As regards transmitters, direct up-conversion can be used, although a high level of carrier signal suppression is often required. Direct up-conversion modulators each consisting of an IQ mixer are available in the marketplace. However, the powers used in base stations are often near to the minimum powers which these modulators can handle, i.e. the “noisefloor”. Such modulators typically offer carrier signal suppression in the order of 35 dB without tuning. However, to improve carrier suppression, a manual or automatic tuning process is used involving e.g. adjustment of variable resistors and/or capacitors so as to compensate for slight differences in gains and delays between the I and Q branches of the IQ mixer.
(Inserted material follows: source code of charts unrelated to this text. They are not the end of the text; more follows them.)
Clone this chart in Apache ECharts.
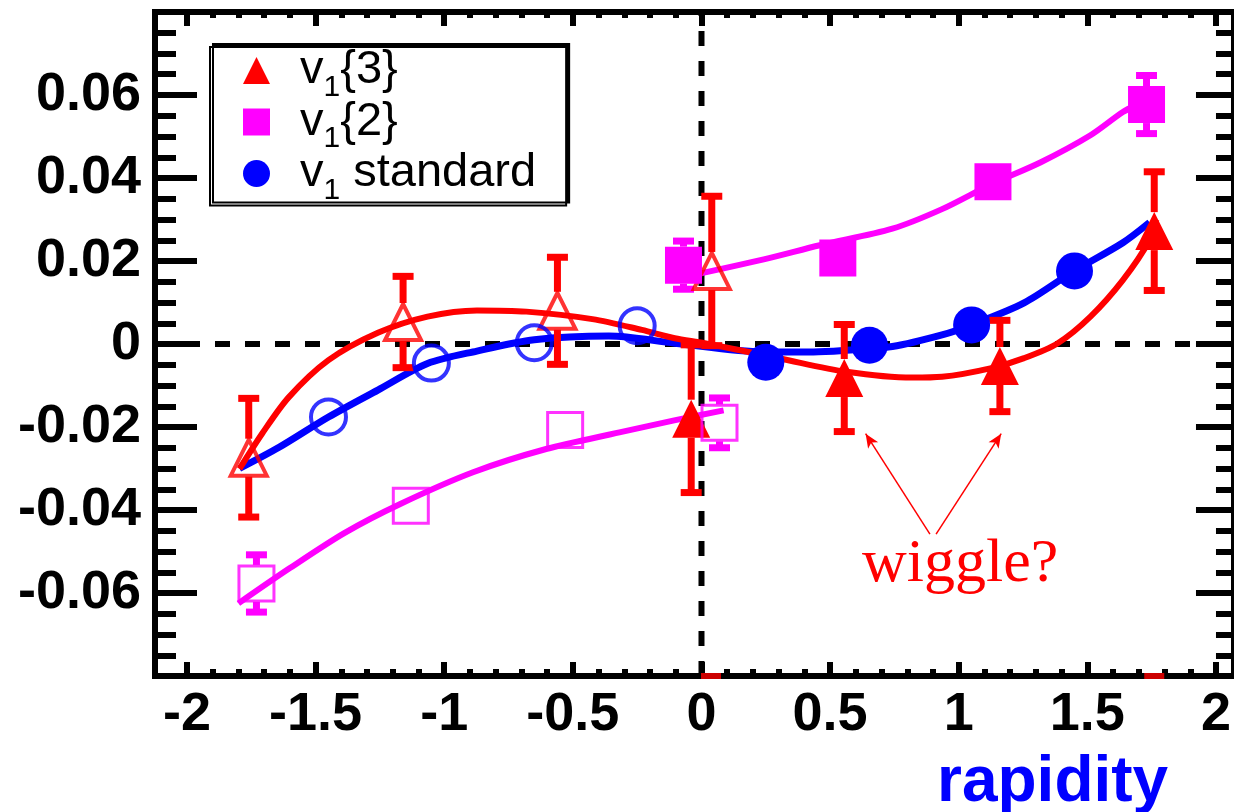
<!DOCTYPE html>
<html>
<head>
<meta charset="utf-8">
<title>v1 vs rapidity</title>
<script src="https://cdn.jsdelivr.net/npm/echarts@6/dist/echarts.min.js"></script>
<style>
  html, body { margin: 0; padding: 0; background: #fff; }
  #main { width: 1234px; height: 812px; }
</style>
</head>
<body>
<div id="main"></div>
<script>
// points: [rapidity, v1, error]
var v13Filled = [[-0.04, -0.0180, 0.0178], [0.555, -0.0082, 0.0129], [1.16, -0.0053, 0.0110], [1.76, 0.0272, 0.0143]];
var v13Open = [[-1.76, -0.0274, 0.0143], [-1.16, 0.0053, 0.0110], [-0.56, 0.0080, 0.0129], [0.04, 0.0176, 0.0180]];
var v12Filled = [[-0.07, 0.0190, 0.0058], [0.53, 0.0207, 0.003], [1.133, 0.0391, 0.003], [1.73, 0.0577, 0.0070]];
var v12Open = [[-1.73, -0.0577, 0.0069], [-1.13, -0.0390, 0.003], [-0.53, -0.0207, 0.003], [0.07, -0.0190, 0.0060]];
var stdFilled = [[0.25, -0.0044], [0.653, -0.0003], [1.05, 0.0046], [1.45, 0.0176]];
var stdOpen = [[-0.25, 0.0044], [-0.65, 0.0003], [-1.05, -0.0046], [-1.45, -0.0176]];

// fitted curves
var v13Fit = [[-1.796, -0.0301], [-1.707, -0.0215], [-1.604, -0.0128], [-1.45, -0.0039], [-1.258, 0.0027],
  [-1.065, 0.0066], [-0.873, 0.0081], [-0.681, 0.0078], [-0.424, 0.006], [-0.232, 0.0034], [-0.104, 0.0014],
  [0.012, 0.0002], [0.306, -0.0035], [0.563, -0.0067], [0.82, -0.0081], [0.935, -0.0079], [1.127, -0.0058],
  [1.254, -0.0034], [1.385, 0.0002], [1.512, 0.0066], [1.638, 0.0154], [1.742, 0.025], [1.768, 0.0299]];
var stdFit = [[-1.796, -0.030], [-1.642, -0.0249], [-1.45, -0.0176], [-1.258, -0.0111], [-1.065, -0.0047],
  [-0.873, -0.0017], [-0.65, 0.001], [-0.36, 0.0019], [-0.104, 0.0002], [0.24, -0.0019], [0.435, -0.0019],
  [0.563, -0.0015], [0.742, -0.0006], [0.935, 0.0022], [1.05, 0.0046], [1.254, 0.0099], [1.446, 0.0175],
  [1.638, 0.0244], [1.742, 0.0293]];
var v12FitNeg = [[-1.8, -0.0625], [-1.6, -0.054], [-1.387, -0.0455], [-1.173, -0.0386], [-0.888, -0.0309],
  [-0.604, -0.0253], [-0.319, -0.0213], [-0.106, -0.0184], [0.086, -0.016]];
var v12FitPos = [[-0.08, 0.016], [0.242, 0.0204], [0.46, 0.0238], [0.742, 0.0278], [0.935, 0.0325],
  [1.127, 0.0385], [1.319, 0.0438], [1.512, 0.0503], [1.638, 0.0559], [1.69, 0.0575]];

// annotation arrows [from, to]
var arrows = [[[0.888, -0.0458], [0.638, -0.0216]], [[0.912, -0.0458], [1.165, -0.0216]]];
// little red marks sitting on the x axis
var axisMarks = [[0.037, -0.08], [1.76, -0.08]];

var frameX = [-2.12, 2.08];
var xRange = [-2, 2];
var yRange = [-0.08, 0.08];

var legendNames = ['v1{3}', 'v1{2}', 'v1 standard'];
var legendText = {'v1{3}': 'v{s|1}{3}', 'v1{2}': 'v{s|1}{2}', 'v1 standard': 'v{s|1} standard'};

var RED = '#ff0000', MAG = '#ff00ff', BLUE = '#0000ff';
var labelFont = {fontFamily: 'Liberation Sans', fontWeight: 'bold', fontSize: 54, color: '#000'};

function errorBars(color, half) {
  return function (params, api) {
    var x = api.value(0), y = api.value(1), e = api.value(2);
    var c = api.coord([x, y]);
    var hi = api.coord([x, y + e]);
    var lo = api.coord([x, y - e]);
    var st = {fill: color};
    var kids = [];
    if (c[1] - hi[1] > half) {
      kids.push({type: 'rect', shape: {x: c[0] - 3.5, y: hi[1], width: 7, height: c[1] - half - hi[1]}, style: st});
      kids.push({type: 'rect', shape: {x: c[0] - 10.5, y: hi[1] - 3.5, width: 21, height: 7}, style: st});
    }
    if (lo[1] - c[1] > half) {
      kids.push({type: 'rect', shape: {x: c[0] - 3.5, y: c[1] + half, width: 7, height: lo[1] - c[1] - half}, style: st});
      kids.push({type: 'rect', shape: {x: c[0] - 10.5, y: lo[1] - 3.5, width: 21, height: 7}, style: st});
    }
    return {type: 'group', children: kids};
  };
}

function frameAxis(pos) {
  var isX = pos == 'top' || pos == 'bottom';
  return {
    type: 'value', gridIndex: 0, position: pos,
    min: isX ? frameX[0] : yRange[0],
    max: isX ? frameX[1] : yRange[1],
    axisLine: {show: true, onZero: false, lineStyle: {color: '#000', width: 6, cap: 'square'}},
    axisTick: {show: false}, axisLabel: {show: false}, splitLine: {show: false}
  };
}

function tickAxis(pos, major, minor, showLabel) {
  var isX = pos == 'top' || pos == 'bottom';
  return {
    type: 'value', gridIndex: 1, position: pos,
    min: isX ? xRange[0] : yRange[0],
    max: isX ? xRange[1] : yRange[1],
    interval: isX ? 0.5 : 0.02,
    offset: pos == 'left' ? 32 : (pos == 'right' ? 20 : 0),
    axisLine: {show: false, onZero: false},
    axisTick: {show: true, inside: true, length: major, lineStyle: {color: '#000', width: 6}},
    minorTick: {show: true, splitNumber: isX ? 5 : 4, length: minor, lineStyle: {color: '#000', width: 6}},
    axisLabel: Object.assign({show: showLabel, margin: isX ? 12 : 14, showMinLabel: isX, showMaxLabel: isX}, labelFont),
    splitLine: {show: false}
  };
}

var chart = echarts.init(document.getElementById('main'));
chart.setOption({
  animation: false,
  backgroundColor: '#fff',
  grid: [
    {left: 155, right: -13, top: 12, bottom: 136},
    {left: 187, right: 7, top: 12, bottom: 136}
  ],
  xAxis: [frameAxis('bottom'), frameAxis('top'), tickAxis('bottom', 14, 7, true), tickAxis('top', 14, 6, false)],
  yAxis: [frameAxis('left'), frameAxis('right'), tickAxis('left', 42, 21, true), tickAxis('right', 40, 20, false)],
  legend: {
    data: legendNames,
    orient: 'vertical',
    left: 210, top: 47,
    padding: [0, 30, 0, 33],
    itemWidth: 27, itemHeight: 27, itemGap: -4,
    backgroundColor: '#fff',
    borderColor: '#000', borderWidth: 2, borderRadius: 0,
    shadowColor: '#000', shadowBlur: 0, shadowOffsetX: 3, shadowOffsetY: -3,
    selectedMode: false,
    formatter: function (name) { return legendText[name]; },
    textStyle: {
      fontFamily: 'Liberation Sans', fontSize: 47, color: '#000', lineHeight: 40, padding: [0, 0, 0, 25],
      rich: {s: {fontFamily: 'Liberation Sans', fontSize: 30, lineHeight: 0, padding: [34, 0, 0, 0]}}
    }
  },
  graphic: [
    {type: 'text', left: 862, top: 534, z: 100,
      style: {text: 'wiggle?', font: '62px "Liberation Serif"', fill: RED}},
    {type: 'text', left: 937, top: 751, z: 100,
      style: {text: 'rapidity', font: 'bold 64px "Liberation Sans"', fill: BLUE}}
  ],
  series: [
    {type: 'line', xAxisIndex: 0, yAxisIndex: 0, data: [[frameX[0], 0], [frameX[1], 0]], symbol: 'none', silent: true,
      lineStyle: {color: '#000', width: 6, type: [15, 15]}, z: 1},
    {type: 'line', xAxisIndex: 2, yAxisIndex: 2, data: [[0, yRange[0]], [0, yRange[1]]], symbol: 'none', silent: true,
      lineStyle: {color: '#000', width: 6, type: [15, 15]}, z: 1},
    {type: 'line', xAxisIndex: 2, yAxisIndex: 2, data: v12FitNeg, smooth: 0.3, symbol: 'none', lineStyle: {color: MAG, width: 6}, z: 2},
    {type: 'line', xAxisIndex: 2, yAxisIndex: 2, data: v12FitPos, smooth: 0.3, symbol: 'none', lineStyle: {color: MAG, width: 6}, z: 2},
    {type: 'line', xAxisIndex: 2, yAxisIndex: 2, data: stdFit, smooth: 0.3, symbol: 'none', lineStyle: {color: BLUE, width: 7}, z: 2},
    {type: 'line', xAxisIndex: 2, yAxisIndex: 2, data: v13Fit, smooth: 0.3, symbol: 'none', lineStyle: {color: RED, width: 6}, z: 3},
    {type: 'custom', xAxisIndex: 2, yAxisIndex: 2, data: v13Filled.concat(v13Open), renderItem: errorBars(RED, 19), z: 4},
    {type: 'custom', xAxisIndex: 2, yAxisIndex: 2, data: v12Filled.concat(v12Open), renderItem: errorBars(MAG, 18.5), z: 4},
    {name: 'v1{3}', type: 'scatter', xAxisIndex: 2, yAxisIndex: 2, data: v13Filled, symbol: 'triangle', symbolSize: 38,
      itemStyle: {color: RED, opacity: 1}, z: 5,
      markLine: {
        silent: true, symbol: ['none', 'arrow'], symbolSize: [9, 14], label: {show: false},
        lineStyle: {color: RED, width: 1.5, type: 'solid'},
        data: arrows.map(function (a) { return [{coord: a[0]}, {coord: a[1]}]; })
      }},
    {name: 'v1{3} open', type: 'scatter', xAxisIndex: 2, yAxisIndex: 2, data: v13Open, symbol: 'triangle', symbolSize: 36,
      itemStyle: {color: 'rgba(0,0,0,0)', borderColor: RED, borderWidth: 4}, z: 5},
    {name: 'v1{2}', type: 'scatter', xAxisIndex: 2, yAxisIndex: 2, data: v12Filled, symbol: 'rect', symbolSize: 37,
      itemStyle: {color: MAG, opacity: 1}, z: 5},
    {name: 'v1{2} open', type: 'scatter', xAxisIndex: 2, yAxisIndex: 2, data: v12Open, symbol: 'rect', symbolSize: 35,
      itemStyle: {color: 'rgba(0,0,0,0)', borderColor: MAG, borderWidth: 3}, z: 5},
    {name: 'v1 standard', type: 'scatter', xAxisIndex: 2, yAxisIndex: 2, data: stdFilled, symbol: 'circle', symbolSize: 37,
      itemStyle: {color: BLUE, opacity: 1}, z: 5},
    {name: 'v1 standard open', type: 'scatter', xAxisIndex: 2, yAxisIndex: 2, data: stdOpen, symbol: 'circle', symbolSize: 35,
      itemStyle: {color: 'rgba(0,0,0,0)', borderColor: BLUE, borderWidth: 4}, z: 5},
    {type: 'scatter', xAxisIndex: 2, yAxisIndex: 2, data: axisMarks, symbol: 'rect', symbolSize: [20, 6],
      itemStyle: {color: RED}, silent: true, z: 10}
  ]
});
</script>
</body>
</html>
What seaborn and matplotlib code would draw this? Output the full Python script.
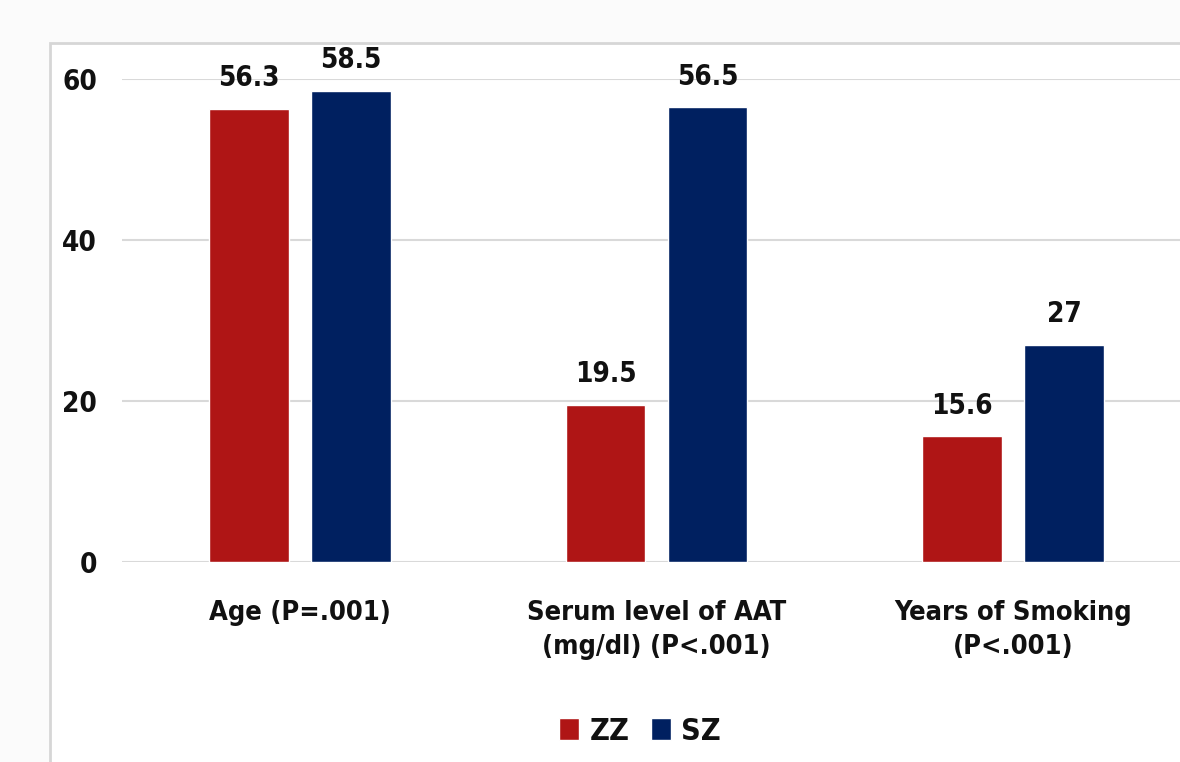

The limited carrier suppression capability of known direct up-conversion mixers limits their performance. Amplitude modulation applied to the I and Q input signals is limited by the carrier signal suppression because the minimum amplitude of each of the I and Q signals equals the level of the carrier after suppression. Also the suppressed carrier generates some distortion, called error vector magnitude (EVM), of the output signal. This distortion adds to the wanted signal as a rotating phasor or a displacement in the IQ-plane.